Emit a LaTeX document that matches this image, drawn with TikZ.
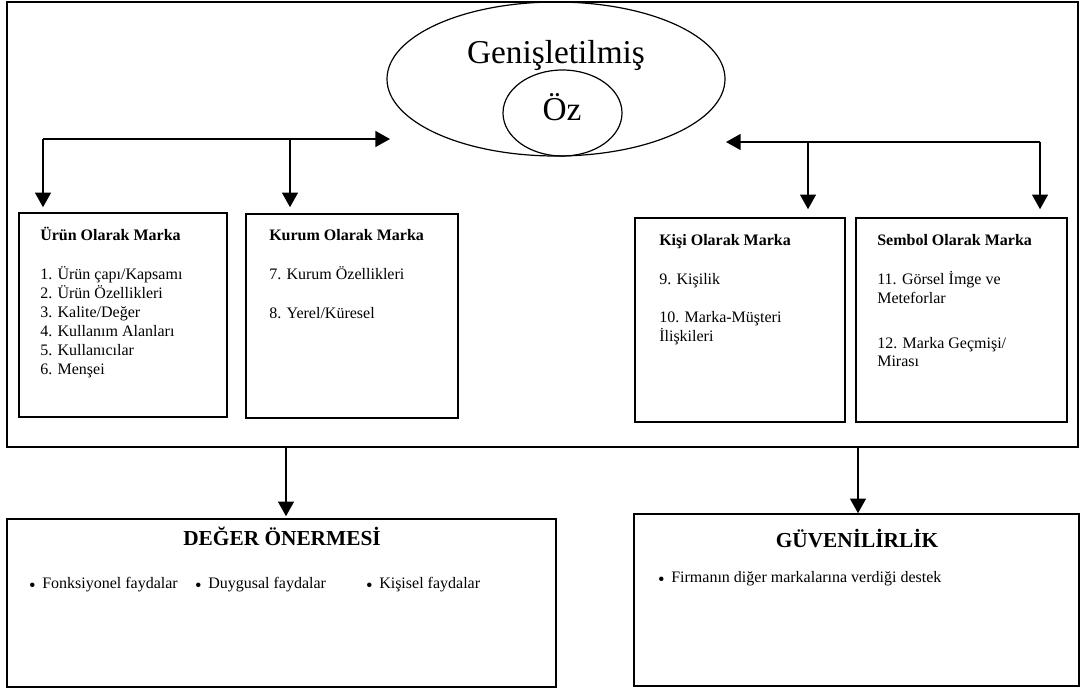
\documentclass[tikz,border=0pt]{standalone}
\usepackage{fontspec}
\setmainfont{Liberation Serif}
\usetikzlibrary{arrows.meta, positioning, shapes.geometric, calc}

\begin{document}
\begin{tikzpicture}[x=0.75pt, y=-0.75pt,
    frame/.style={rectangle, draw, line width=1.2pt, inner sep=0pt},
    brandbox/.style={rectangle, draw, line width=1.2pt, inner sep=0pt, minimum height=153pt},
    header/.style={anchor=base west, inner sep=0pt, font=\fontsize{12}{14}\selectfont\bfseries},
    item/.style={anchor=base west, inner sep=0pt, font=\fontsize{12}{14}\selectfont},
    bigtitle/.style={anchor=base, inner sep=0pt, font=\fontsize{16}{19}\selectfont\bfseries},
    benefit/.style={item, execute at begin node={\llap{\raisebox{-2.4pt}{\fontsize{14}{14}\selectfont\textbullet}\hspace{5pt}}}},
    core/.style={ellipse, draw, line width=0.9pt, inner sep=0pt},
    coretext/.style={anchor=base, inner sep=0pt, font=\fontsize{25}{30}\selectfont},
    flow/.style={-{Triangle[length=11pt, width=12pt]}, line width=1.1pt}
]
\useasboundingbox (0,0) rectangle (1080,690);

% outer frame and the core ellipses
\node[frame, minimum width=803.25pt, minimum height=333.75pt] (frame) at (542.5,224.5) {};
\node[core, minimum width=253.5pt, minimum height=115.5pt] (extended) at (556,79) {};
\node[core, minimum width=89.25pt, minimum height=64.5pt] (essence) at (562.5,113) {};
\node[coretext] (extlabel) at (556,63) {Genişletilmiş};
\node[coretext] (ozlabel) at (562,120) {Öz};

% four brand perspectives
\node[brandbox, minimum width=156pt] (urun) at (123,315) {};
\node[brandbox, minimum width=159pt] (kurum) at (352,316) {};
\node[brandbox, minimum width=157.5pt] (kisi) at (740,320) {};
\node[brandbox, minimum width=158.25pt] (sembol) at (961.5,320) {};

\node[header] (urunhead) at (40,240) {Ürün Olarak Marka};
\foreach \t [count=\i] in {1. Ürün çapı/Kapsamı, 2. Ürün Özellikleri, 3. Kalite/Değer,
    4. Kullanım Alanları, 5. Kullanıcılar, 6. Menşei}
    \node[item] (urun\i) at (40,{260+19*\i}) {\t};

\node[header] (kurumhead) at (269,240) {Kurum Olarak Marka};
\node[item] (kurum1) at (269,279) {7. Kurum Özellikleri};
\node[item] (kurum2) at (269,318) {8. Yerel/Küresel};

\node[header] (kisihead) at (659,245) {Kişi Olarak Marka};
\node[item] (kisi1) at (659,284) {9. Kişilik};
\node[item] (kisi2) at (659,322) {10. Marka-Müşteri};
\node[item] (kisi3) at (659,341) {İlişkileri};

\node[header] (sembolhead) at (877,245) {Sembol Olarak Marka};
\node[item] (sembol1) at (877,284) {11. Görsel İmge ve};
\node[item] (sembol2) at (877,303) {Meteforlar};
\node[item] (sembol3) at (877,348) {12. Marka Geçmişi/};
\node[item] (sembol4) at (877,366) {Mirası};

% value proposition and credibility
\node[frame, minimum width=411.75pt, minimum height=126pt] (deger) at (281.5,603) {};
\node[frame, minimum width=333.75pt, minimum height=129pt] (guven) at (856.5,600) {};
\node[bigtitle] (degerhead) at (282,545) {DEĞER ÖNERMESİ};
\node[benefit] (fayda1) at (42,588) {Fonksiyonel faydalar};
\node[benefit] (fayda2) at (208,588) {Duygusal faydalar};
\node[benefit] (fayda3) at (379,588) {Kişisel faydalar};
\node[bigtitle] (guvenhead) at (857,547) {GÜVENİLİRLİK};
\node[benefit] (destek) at (671,582) {Firmanın diğer markalarına verdiği destek};

% branch lines
\coordinate (lbranch) at (43,139);
\coordinate (lmid) at (290,139);
\coordinate (ltip) at (390,139);
\coordinate (rtip) at (726,142);
\coordinate (rmid) at (808,142);
\coordinate (rbranch) at (1040,142);
\coordinate (ldown) at (286,0);
\coordinate (rdown) at (858,0);

\draw[flow] (lbranch) -- (ltip);
\draw[flow] (lbranch) -- ($(lbranch |- urun.north)+(0,-5)$);
\draw[flow] (lmid) -- ($(lmid |- kurum.north)+(0,-6)$);
\draw[flow] (rbranch) -- (rtip);
\draw[flow] (rmid) -- ($(rmid |- kisi.north)+(0,-8)$);
\draw[flow] (rbranch) -- ($(rbranch |- sembol.north)+(0,-8)$);
\draw[flow] (frame.south -| ldown) -- ($(deger.north -| ldown)+(0,-2)$);
\draw[flow] (frame.south -| rdown) -- (guven.north -| rdown);
\end{tikzpicture}
\end{document}
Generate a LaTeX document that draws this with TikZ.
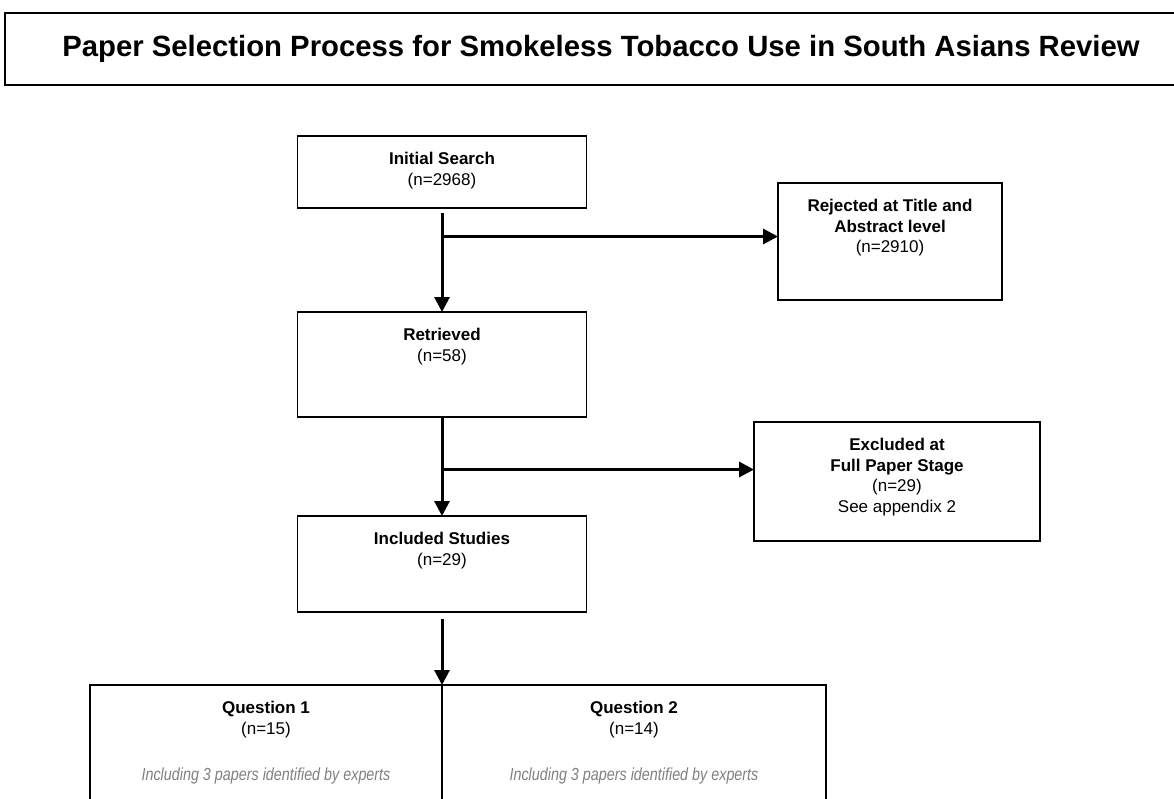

* Goal
Using the material above, retype each entry exactly and omit the pictures.

* Written solution
Emit a LaTeX document that matches this image, drawn with TikZ.
\documentclass[tikz,border=0pt]{standalone}
\usepackage{fontspec}
\setmainfont{Liberation Serif}
\usetikzlibrary{arrows.meta, positioning, shapes.geometric, calc}

\begin{document}
\begin{tikzpicture}[x=0.75pt, y=-0.75pt,
    frame/.style={rectangle, draw, line width=1.2pt, inner sep=0pt},
    brandbox/.style={rectangle, draw, line width=1.2pt, inner sep=0pt, minimum height=153pt},
    header/.style={anchor=base west, inner sep=0pt, font=\fontsize{12}{14}\selectfont\bfseries},
    item/.style={anchor=base west, inner sep=0pt, font=\fontsize{12}{14}\selectfont},
    bigtitle/.style={anchor=base, inner sep=0pt, font=\fontsize{16}{19}\selectfont\bfseries},
    benefit/.style={item, execute at begin node={\llap{\raisebox{-2.4pt}{\fontsize{14}{14}\selectfont\textbullet}\hspace{5pt}}}},
    core/.style={ellipse, draw, line width=0.9pt, inner sep=0pt},
    coretext/.style={anchor=base, inner sep=0pt, font=\fontsize{25}{30}\selectfont},
    flow/.style={-{Triangle[length=11pt, width=12pt]}, line width=1.1pt}
]
\useasboundingbox (0,0) rectangle (1080,690);

% outer frame and the core ellipses
\node[frame, minimum width=803.25pt, minimum height=333.75pt] (frame) at (542.5,224.5) {};
\node[core, minimum width=253.5pt, minimum height=115.5pt] (extended) at (556,79) {};
\node[core, minimum width=89.25pt, minimum height=64.5pt] (essence) at (562.5,113) {};
\node[coretext] (extlabel) at (556,63) {Genişletilmiş};
\node[coretext] (ozlabel) at (562,120) {Öz};

% four brand perspectives
\node[brandbox, minimum width=156pt] (urun) at (123,315) {};
\node[brandbox, minimum width=159pt] (kurum) at (352,316) {};
\node[brandbox, minimum width=157.5pt] (kisi) at (740,320) {};
\node[brandbox, minimum width=158.25pt] (sembol) at (961.5,320) {};

\node[header] (urunhead) at (40,240) {Ürün Olarak Marka};
\foreach \t [count=\i] in {1. Ürün çapı/Kapsamı, 2. Ürün Özellikleri, 3. Kalite/Değer,
    4. Kullanım Alanları, 5. Kullanıcılar, 6. Menşei}
    \node[item] (urun\i) at (40,{260+19*\i}) {\t};

\node[header] (kurumhead) at (269,240) {Kurum Olarak Marka};
\node[item] (kurum1) at (269,279) {7. Kurum Özellikleri};
\node[item] (kurum2) at (269,318) {8. Yerel/Küresel};

\node[header] (kisihead) at (659,245) {Kişi Olarak Marka};
\node[item] (kisi1) at (659,284) {9. Kişilik};
\node[item] (kisi2) at (659,322) {10. Marka-Müşteri};
\node[item] (kisi3) at (659,341) {İlişkileri};

\node[header] (sembolhead) at (877,245) {Sembol Olarak Marka};
\node[item] (sembol1) at (877,284) {11. Görsel İmge ve};
\node[item] (sembol2) at (877,303) {Meteforlar};
\node[item] (sembol3) at (877,348) {12. Marka Geçmişi/};
\node[item] (sembol4) at (877,366) {Mirası};

% value proposition and credibility
\node[frame, minimum width=411.75pt, minimum height=126pt] (deger) at (281.5,603) {};
\node[frame, minimum width=333.75pt, minimum height=129pt] (guven) at (856.5,600) {};
\node[bigtitle] (degerhead) at (282,545) {DEĞER ÖNERMESİ};
\node[benefit] (fayda1) at (42,588) {Fonksiyonel faydalar};
\node[benefit] (fayda2) at (208,588) {Duygusal faydalar};
\node[benefit] (fayda3) at (379,588) {Kişisel faydalar};
\node[bigtitle] (guvenhead) at (857,547) {GÜVENİLİRLİK};
\node[benefit] (destek) at (671,582) {Firmanın diğer markalarına verdiği destek};

% branch lines
\coordinate (lbranch) at (43,139);
\coordinate (lmid) at (290,139);
\coordinate (ltip) at (390,139);
\coordinate (rtip) at (726,142);
\coordinate (rmid) at (808,142);
\coordinate (rbranch) at (1040,142);
\coordinate (ldown) at (286,0);
\coordinate (rdown) at (858,0);

\draw[flow] (lbranch) -- (ltip);
\draw[flow] (lbranch) -- ($(lbranch |- urun.north)+(0,-5)$);
\draw[flow] (lmid) -- ($(lmid |- kurum.north)+(0,-6)$);
\draw[flow] (rbranch) -- (rtip);
\draw[flow] (rmid) -- ($(rmid |- kisi.north)+(0,-8)$);
\draw[flow] (rbranch) -- ($(rbranch |- sembol.north)+(0,-8)$);
\draw[flow] (frame.south -| ldown) -- ($(deger.north -| ldown)+(0,-2)$);
\draw[flow] (frame.south -| rdown) -- (guven.north -| rdown);
\end{tikzpicture}
\end{document}
Generate a LaTeX document that draws this with TikZ.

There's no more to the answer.